Veganism and Dental Health – What You Need to Know
Vegan diets are all the rage. The Vegan Society says the number of Brits turning to vegan lifestyles quadrupled from 150,000 in 2014 to 600,000 in 2019.
Almost half of them made the switch in 2018 – suggesting the number of UK vegans isn’t just rising but shooting up exponentially.
While there’s no doubt that veganism is good for both animals and the environment, some dental experts have warned the lifestyle may not be as kind to our teeth.
Calcium and Protein
The absence of dairy and meat from vegan diets can leave a shortfall in calcium and protein – both of which play a vital role in the production and protection of tooth enamel.

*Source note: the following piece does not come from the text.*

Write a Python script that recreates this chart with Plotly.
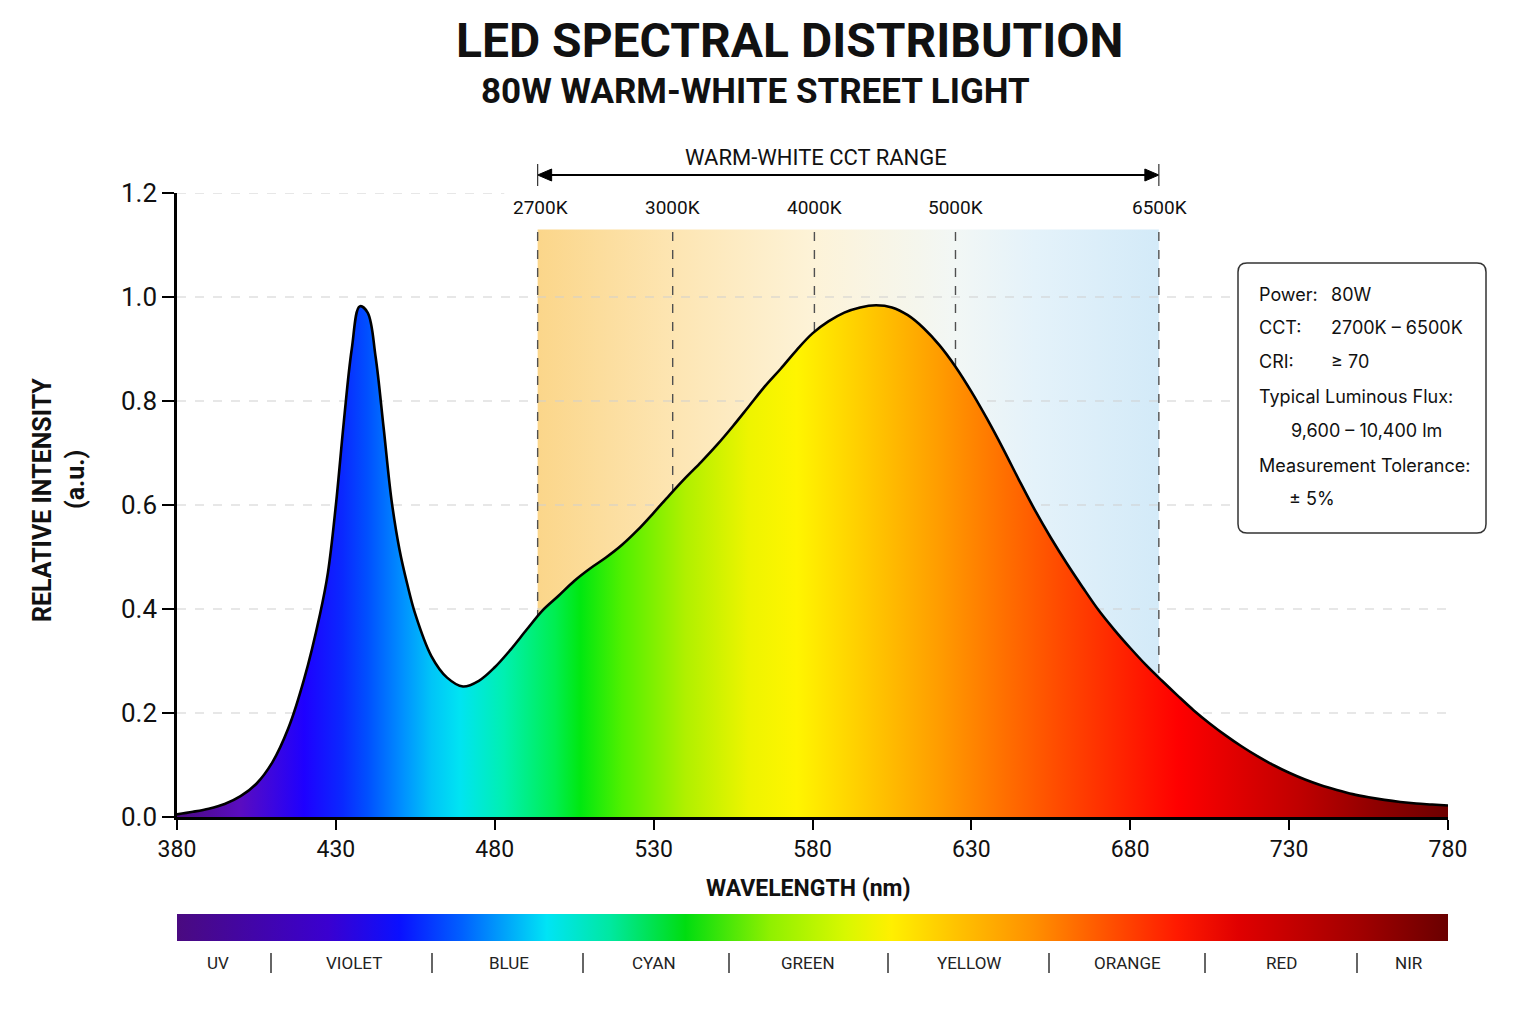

Weakened enamel makes the teeth susceptible to corrosion from starchy and acidic foods, leaving them prone to cavities and decay. It also causes other problems like staining and increased sensitivity.
Of course, this isn’t helped by the fact that vegan diets often contain more of those offending starch and acidic foods like fruits and grains.

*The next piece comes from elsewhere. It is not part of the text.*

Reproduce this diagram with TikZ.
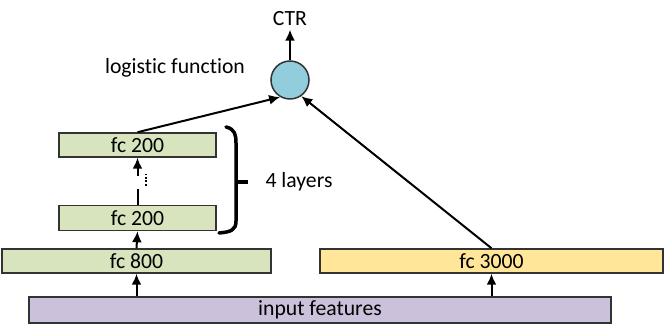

To get the calcium you need, make sure to eat plenty of beans, and lentils, as well as broccoli, spinach, kale and other greens. Vegan milk alternatives derived from soy or almonds are also a great source.
And without careful planning, it’s also easy to miss out on vitamins which play a vital role in maintaining tip-top oral health.
Found in animal products like fish, meat and dairy, vitamin B12 plays a crucial role in gum health. But it is found most abundantly in meat, fish and dairy products. Miss out on this wonder vitamin and you risk gum disease and – eventually – tooth loss.
While cereals, plant-based milk and soy products contain some B12, the vegan society recommends eating B12 fortified foods at least three times a day or taking supplements to boost B12 levels.
You can further protect oral health by making sure your diet is packed full of teeth and gum-friendly vitamins.
Vitamin A – found in carotene-rich bright orange foods like pumpkin, sweet potato and of course, carrots – is fundamental to the health of your mouth’s mucous membrane. It’s fantastic in the fight against dry mouth.
Meanwhile, vitamin D, which helps your body absorb the calcium we mentioned earlier, can be found in mushrooms and some cereals. You’ll also get this from stepping into the sunshine when the British weather allows.
Sugar & Starch
With less hunger-busting protein in your diet, you may find yourself snacking more in the day. Try swapping sugary and starchy snacks like bread, pasta and cakes for energy-giving nuts, seeds, vegetables and tofu.
Giving up on meat doesn’t mean giving up on your usual hygiene routine. Continue brushing twice daily and flossing or using an interdental brush to get rid of food debris and acid. Regular dental checkups should also remain a firm fixture.